I am not a lawyer, and I don’t even play one at the water cooler, but I would think ghost-blogging might be frowned upon via sections D-1 (you didn’t write it), D-2 (you didn’t write it), and, D-3 (you didn’t write it). Yes, there is the argument that associates write content for partners to slap their names on, but in our firm, and other firms I have worked at, the partners are usually involved in the writing process, if only serving as a senior editor, and the associates do get credit for their work product. The product, however, is collectively and solely produced by the firm. So I’ll ask the same questions posed by Bruce Carton:

  • Is it ethical to have a ghostblogger secretly write your blog?
  • If not, what if you disclose that fact somewhere on the blog?
  • Is there anything wrong with ghostbusters such as Bennett highlighting and linking to a page on the LGB Web site that publicly lists its clients?
  • If not, would it be appropriate for ghostbusters to “out” people who secretly use ghostbloggers?

So, Coolerites, what say you??

Back in 1977, Bates v. Arizona paved the way for legal marketing as a concept, industry and career for many of us.

The concept of free speech, while a cornerstone of our society, seems to be lost on the law. It has been tossed aside again and again because, for some reason, lawyers and the law are “different” than plumbers, electricians, auto-mechanics and others who sell services that we “unsophisticated” consumers purchase.

And now the latest law suit in defense of free speech has been filed. AVVO, love them or hate them, might break down another wall.

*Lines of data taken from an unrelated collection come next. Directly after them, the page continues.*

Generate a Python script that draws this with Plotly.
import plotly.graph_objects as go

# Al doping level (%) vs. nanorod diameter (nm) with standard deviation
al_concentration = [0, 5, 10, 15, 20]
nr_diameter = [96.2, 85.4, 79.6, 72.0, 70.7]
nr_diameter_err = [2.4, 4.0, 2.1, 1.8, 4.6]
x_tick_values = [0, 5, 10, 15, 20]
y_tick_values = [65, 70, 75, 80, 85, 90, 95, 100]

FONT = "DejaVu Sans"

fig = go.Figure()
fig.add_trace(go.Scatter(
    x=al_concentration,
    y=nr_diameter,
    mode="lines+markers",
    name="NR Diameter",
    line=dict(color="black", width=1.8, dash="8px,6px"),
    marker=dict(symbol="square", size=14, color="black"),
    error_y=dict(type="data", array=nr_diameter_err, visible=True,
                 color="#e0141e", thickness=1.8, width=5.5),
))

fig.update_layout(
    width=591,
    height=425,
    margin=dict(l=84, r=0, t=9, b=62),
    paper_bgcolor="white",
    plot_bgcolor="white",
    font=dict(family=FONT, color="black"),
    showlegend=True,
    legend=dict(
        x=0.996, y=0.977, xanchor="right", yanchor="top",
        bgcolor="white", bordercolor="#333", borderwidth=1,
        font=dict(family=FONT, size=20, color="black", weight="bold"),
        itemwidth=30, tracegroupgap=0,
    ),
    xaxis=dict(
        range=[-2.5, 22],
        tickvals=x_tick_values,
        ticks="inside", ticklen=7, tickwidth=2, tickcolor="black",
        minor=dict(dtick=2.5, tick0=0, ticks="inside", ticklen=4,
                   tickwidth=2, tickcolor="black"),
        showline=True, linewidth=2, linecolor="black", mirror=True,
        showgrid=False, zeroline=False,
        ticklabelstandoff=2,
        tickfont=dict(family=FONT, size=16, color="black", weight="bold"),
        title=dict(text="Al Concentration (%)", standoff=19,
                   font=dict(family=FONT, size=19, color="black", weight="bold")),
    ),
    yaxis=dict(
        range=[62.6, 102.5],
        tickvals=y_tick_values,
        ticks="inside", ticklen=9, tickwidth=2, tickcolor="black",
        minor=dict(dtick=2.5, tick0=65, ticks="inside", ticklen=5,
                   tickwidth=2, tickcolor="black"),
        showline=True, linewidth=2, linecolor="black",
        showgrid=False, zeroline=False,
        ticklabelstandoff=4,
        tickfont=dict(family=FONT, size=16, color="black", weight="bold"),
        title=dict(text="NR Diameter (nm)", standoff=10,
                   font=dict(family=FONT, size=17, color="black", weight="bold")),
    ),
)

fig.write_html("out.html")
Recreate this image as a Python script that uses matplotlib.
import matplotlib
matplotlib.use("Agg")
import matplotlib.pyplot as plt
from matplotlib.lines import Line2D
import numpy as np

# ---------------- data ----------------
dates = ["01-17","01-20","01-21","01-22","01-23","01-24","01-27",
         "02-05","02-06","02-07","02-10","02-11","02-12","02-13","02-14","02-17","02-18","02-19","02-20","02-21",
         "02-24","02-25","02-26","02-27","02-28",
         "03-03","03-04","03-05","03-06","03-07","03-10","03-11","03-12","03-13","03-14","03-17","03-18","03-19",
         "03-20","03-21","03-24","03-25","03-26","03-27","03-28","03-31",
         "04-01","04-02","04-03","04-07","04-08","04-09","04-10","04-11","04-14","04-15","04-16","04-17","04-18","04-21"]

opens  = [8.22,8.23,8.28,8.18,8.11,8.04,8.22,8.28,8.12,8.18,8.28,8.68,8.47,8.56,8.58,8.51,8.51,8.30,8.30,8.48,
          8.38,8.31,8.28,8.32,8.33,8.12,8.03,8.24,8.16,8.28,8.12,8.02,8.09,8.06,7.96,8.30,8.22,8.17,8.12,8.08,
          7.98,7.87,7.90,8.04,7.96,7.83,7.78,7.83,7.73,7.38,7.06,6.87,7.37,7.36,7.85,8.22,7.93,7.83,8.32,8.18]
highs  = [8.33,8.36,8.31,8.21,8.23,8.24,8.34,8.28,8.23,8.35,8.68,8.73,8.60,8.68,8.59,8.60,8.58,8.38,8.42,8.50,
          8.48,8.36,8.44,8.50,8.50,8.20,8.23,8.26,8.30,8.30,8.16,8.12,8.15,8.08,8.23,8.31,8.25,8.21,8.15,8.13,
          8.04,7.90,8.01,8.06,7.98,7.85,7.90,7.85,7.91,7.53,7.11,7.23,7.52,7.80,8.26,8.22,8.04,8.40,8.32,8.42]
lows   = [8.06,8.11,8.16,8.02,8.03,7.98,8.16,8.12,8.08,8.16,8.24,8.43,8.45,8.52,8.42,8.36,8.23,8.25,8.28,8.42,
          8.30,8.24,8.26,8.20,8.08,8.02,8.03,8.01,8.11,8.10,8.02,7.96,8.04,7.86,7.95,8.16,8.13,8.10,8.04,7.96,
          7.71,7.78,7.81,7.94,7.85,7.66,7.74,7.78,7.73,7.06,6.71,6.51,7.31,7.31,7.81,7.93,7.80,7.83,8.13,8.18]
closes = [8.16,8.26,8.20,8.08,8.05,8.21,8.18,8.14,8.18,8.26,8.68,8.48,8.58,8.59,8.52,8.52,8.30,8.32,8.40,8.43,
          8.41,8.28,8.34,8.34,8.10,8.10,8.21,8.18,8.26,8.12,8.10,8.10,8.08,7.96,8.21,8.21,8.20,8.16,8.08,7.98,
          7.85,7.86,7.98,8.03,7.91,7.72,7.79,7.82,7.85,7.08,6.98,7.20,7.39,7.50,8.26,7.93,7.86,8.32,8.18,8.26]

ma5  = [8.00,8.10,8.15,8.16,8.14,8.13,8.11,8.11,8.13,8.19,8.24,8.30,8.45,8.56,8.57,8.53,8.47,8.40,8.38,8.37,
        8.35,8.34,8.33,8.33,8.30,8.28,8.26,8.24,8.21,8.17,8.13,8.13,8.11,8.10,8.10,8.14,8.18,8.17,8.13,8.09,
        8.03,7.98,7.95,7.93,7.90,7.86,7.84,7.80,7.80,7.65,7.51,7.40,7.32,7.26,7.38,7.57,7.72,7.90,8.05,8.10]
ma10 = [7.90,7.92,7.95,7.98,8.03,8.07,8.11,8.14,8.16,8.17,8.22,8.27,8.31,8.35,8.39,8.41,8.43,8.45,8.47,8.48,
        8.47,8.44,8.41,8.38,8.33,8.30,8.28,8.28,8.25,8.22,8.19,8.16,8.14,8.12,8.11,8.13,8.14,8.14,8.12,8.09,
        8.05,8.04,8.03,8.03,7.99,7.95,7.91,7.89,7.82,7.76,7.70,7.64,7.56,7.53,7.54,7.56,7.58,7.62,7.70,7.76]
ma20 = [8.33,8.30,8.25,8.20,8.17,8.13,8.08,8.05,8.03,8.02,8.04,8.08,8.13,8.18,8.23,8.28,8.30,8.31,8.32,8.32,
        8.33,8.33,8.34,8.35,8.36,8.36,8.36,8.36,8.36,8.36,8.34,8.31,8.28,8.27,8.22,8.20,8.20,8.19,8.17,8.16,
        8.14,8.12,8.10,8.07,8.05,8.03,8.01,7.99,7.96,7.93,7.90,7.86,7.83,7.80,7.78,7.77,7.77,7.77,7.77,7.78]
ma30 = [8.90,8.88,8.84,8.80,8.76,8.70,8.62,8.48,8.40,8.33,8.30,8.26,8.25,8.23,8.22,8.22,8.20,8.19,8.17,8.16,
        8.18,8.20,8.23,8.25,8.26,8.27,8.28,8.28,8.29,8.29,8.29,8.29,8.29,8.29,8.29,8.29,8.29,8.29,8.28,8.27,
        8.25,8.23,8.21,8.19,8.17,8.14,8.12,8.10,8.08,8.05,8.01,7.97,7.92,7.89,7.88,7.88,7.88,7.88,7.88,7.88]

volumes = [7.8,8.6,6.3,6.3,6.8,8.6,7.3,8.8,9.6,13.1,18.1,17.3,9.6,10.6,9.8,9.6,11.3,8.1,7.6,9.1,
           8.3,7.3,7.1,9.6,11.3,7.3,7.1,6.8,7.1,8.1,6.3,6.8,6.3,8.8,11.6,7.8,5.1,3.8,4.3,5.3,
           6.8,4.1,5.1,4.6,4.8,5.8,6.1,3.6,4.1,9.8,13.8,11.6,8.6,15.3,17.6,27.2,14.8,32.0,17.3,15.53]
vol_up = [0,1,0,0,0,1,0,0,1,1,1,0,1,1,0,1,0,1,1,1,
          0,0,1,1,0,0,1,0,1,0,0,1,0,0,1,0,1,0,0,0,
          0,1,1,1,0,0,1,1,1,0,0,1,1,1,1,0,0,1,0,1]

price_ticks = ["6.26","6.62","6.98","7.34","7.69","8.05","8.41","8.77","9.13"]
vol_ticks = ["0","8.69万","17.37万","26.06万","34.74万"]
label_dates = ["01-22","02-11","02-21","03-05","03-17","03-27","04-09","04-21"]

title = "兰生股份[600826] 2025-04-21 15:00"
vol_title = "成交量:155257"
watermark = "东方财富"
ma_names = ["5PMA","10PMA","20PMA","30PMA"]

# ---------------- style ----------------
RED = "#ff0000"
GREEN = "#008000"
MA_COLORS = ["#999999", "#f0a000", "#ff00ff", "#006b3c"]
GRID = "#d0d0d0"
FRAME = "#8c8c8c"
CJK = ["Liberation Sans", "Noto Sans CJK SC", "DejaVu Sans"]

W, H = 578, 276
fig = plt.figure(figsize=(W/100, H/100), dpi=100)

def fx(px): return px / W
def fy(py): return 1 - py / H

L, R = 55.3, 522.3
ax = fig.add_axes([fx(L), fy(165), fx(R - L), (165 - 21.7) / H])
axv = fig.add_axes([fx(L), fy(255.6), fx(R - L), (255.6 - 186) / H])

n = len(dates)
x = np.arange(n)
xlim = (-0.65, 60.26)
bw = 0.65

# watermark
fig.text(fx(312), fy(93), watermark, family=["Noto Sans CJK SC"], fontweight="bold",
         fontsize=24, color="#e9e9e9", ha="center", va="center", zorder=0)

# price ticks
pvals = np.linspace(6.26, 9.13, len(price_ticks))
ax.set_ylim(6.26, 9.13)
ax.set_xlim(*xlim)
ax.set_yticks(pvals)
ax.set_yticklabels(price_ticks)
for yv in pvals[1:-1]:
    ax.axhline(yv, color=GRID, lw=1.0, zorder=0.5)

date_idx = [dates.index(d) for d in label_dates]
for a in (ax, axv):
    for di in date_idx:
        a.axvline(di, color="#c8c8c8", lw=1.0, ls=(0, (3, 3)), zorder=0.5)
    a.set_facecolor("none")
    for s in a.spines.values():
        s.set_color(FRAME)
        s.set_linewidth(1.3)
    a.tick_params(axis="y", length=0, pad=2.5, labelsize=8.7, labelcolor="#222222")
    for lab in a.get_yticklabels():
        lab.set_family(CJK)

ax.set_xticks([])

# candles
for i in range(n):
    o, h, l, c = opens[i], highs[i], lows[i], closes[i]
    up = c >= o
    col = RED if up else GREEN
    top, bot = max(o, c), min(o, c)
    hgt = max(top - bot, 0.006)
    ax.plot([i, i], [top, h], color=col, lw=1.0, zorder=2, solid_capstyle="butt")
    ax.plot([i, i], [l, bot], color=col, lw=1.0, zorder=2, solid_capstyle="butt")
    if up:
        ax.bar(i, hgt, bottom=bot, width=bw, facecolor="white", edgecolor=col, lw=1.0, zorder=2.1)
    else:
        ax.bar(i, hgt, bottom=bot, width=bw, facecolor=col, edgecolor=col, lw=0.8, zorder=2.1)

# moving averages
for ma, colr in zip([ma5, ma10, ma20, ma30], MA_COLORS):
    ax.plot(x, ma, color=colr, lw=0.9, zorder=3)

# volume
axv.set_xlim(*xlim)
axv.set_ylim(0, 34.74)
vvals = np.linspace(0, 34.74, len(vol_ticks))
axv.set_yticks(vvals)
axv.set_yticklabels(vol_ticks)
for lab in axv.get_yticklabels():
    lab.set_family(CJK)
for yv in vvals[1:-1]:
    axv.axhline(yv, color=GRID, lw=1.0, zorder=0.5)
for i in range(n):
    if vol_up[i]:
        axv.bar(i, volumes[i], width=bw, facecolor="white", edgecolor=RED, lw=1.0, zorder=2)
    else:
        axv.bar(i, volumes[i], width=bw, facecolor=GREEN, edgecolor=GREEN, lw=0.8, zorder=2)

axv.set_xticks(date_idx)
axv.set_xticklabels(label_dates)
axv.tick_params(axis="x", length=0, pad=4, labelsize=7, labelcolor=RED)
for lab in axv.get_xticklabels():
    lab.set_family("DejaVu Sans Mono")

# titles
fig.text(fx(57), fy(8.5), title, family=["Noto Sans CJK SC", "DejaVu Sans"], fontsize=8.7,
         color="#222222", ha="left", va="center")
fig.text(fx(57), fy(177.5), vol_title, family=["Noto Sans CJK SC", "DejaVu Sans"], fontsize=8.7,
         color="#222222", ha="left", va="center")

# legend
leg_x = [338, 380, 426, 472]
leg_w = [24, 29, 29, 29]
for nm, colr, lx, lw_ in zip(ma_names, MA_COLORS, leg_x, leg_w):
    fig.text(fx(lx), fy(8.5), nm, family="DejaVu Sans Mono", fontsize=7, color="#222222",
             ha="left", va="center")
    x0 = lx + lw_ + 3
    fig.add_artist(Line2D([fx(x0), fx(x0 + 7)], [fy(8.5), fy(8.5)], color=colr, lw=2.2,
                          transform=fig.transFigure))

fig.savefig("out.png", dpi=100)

Their Web site allows for client testimonials, which are banned by the Florida Bar Association.

According to The National Law Journal, “Public Citizen’s suit argues that the Florida Bar Association’s rules violate attorneys’ free speech by holding them accountable for client posts on Web sites that the attorneys don’t control.”

It will be interesting to see where the law suit goes. I, for one, am rooting for free speech!